When it comes to doing business in international markets, there are so many variables to plan for. In some circumstances, it might make sense for a company to manufacture a product from sourced raw materials or components.
In others, companies might find it more profitable to pay another company to perform the manufacturing process and then sell the finished product.
A major component of planning a supply chain strategy depends on a company’s decision as to whether it will make a product, purchase the product to sell to customers or supply a service. Outsourcing can easily seem like a viable option, saving time, on-site costs, and providing a local level of expertise. But before you can go any further with the decision to outsource or not, consider the biggest risks you could face and plan ahead.
Deloitte’s 2014 Global Outsourcing and Insourcing Survey found that:
most issues are derived from the service provider being reactive rather than proactive” (49% of respondents) “or from the provider delivering poor service despite achieving service levels” (48% of respondents). The least commonly cited issues are “cost related metrics and culture compatibility.
The following sections discuss the diverse outsourcing risks which must be examined in the course of a make or buy decision:
1. Supplier risk
Any arrangement with suppliers has elements of risk involved with it; however, risks associated with sourcing internationally are often higher. With sourcing, the company must thoroughly investigate (i.e. carry out due diligence on) potential source markets and suppliers, making an in-depth risk assessment and checking the business practices of potential suppliers to identify any possible problems.
Issues to investigate are outlined below.
2. Quality
The implications of a quality failure from an international source are much more severe than a quality failure from a domestic source. With the lead times involved with transporting goods from international sources, serious disruptions can occur and it can take several months to rectify the problem. To help minimize this risk, many companies prepare detailed product specifications for suppliers and insist on independent quality control inspections.
See the following Case Study in quality control:
Some years ago, a small U.S. company obtained a contract to supply character dolls for a famous entertainment conglomerate. The proprietor found a supplier in China that offered excellent pricing and showed pictures of samples they had produced to specifications provided. Because the supply contract was very important for this and future business, the proprietor decided to visit the plant, where he found that the samples were the only suitable models of many the manufacturer had produced. The proprietor decided to stay at the plant to supervise the entire six week production run. The end result was a successful, high margin transaction with a satisfied buyer and many other similar contracts to follow. Summers in Southern China, product ready for Christmas!

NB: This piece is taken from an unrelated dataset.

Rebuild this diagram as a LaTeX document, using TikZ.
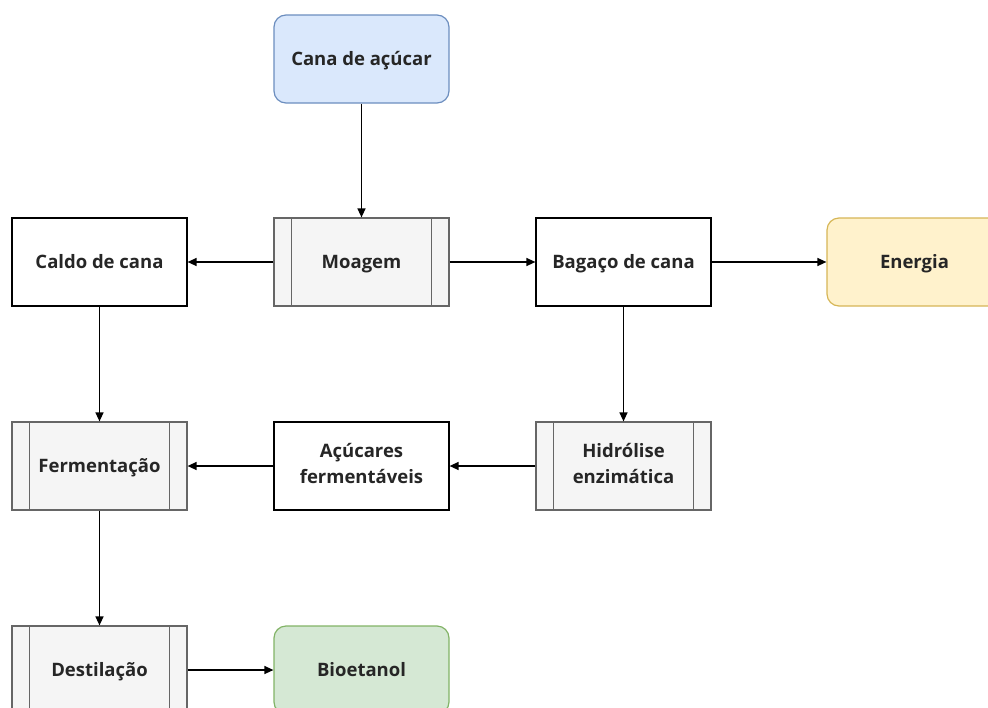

3. Intellectual property protection
When companies share information with suppliers in countries that have less stringent regulations about intellectual property rights, proprietary information is often leaked. For some products this may constitute an insurmountable obstacle to outsourcing. In others, where the product is constantly evolving, the company may decide to dispense with patent protection, confident it can develop new products faster than the market can reverse engineer them.
4. Reputational risk
To avoid negative impact on the brand name, supplier human rights issues (e.g. hiring underage workers, poor treatment, and environmental violations) must be carefully investigated to ensure compliance with the company’s code of conduct. Other important considerations with global sourcing include the following:
☑ Transport time, costs and risks are usually higher than with domestic sourcing as a consequence of the longer routes;
☑ Cultural differences may complicate business communications or cause shipping delays;
☑ Documentation for international sourcing is complicated and may require research, consulting costs or in many cases outsourcing to a brokerage;
☑ Supplies might be interrupted by political instability, requiring identification of alternative sources; and,
☑ Weather could be a factor, creating shipping delays.
Ideally, to minimize their risk exposure to the above factors, companies should investigate a balanced sourcing strategy in which a mixture of global and domestic sources are used.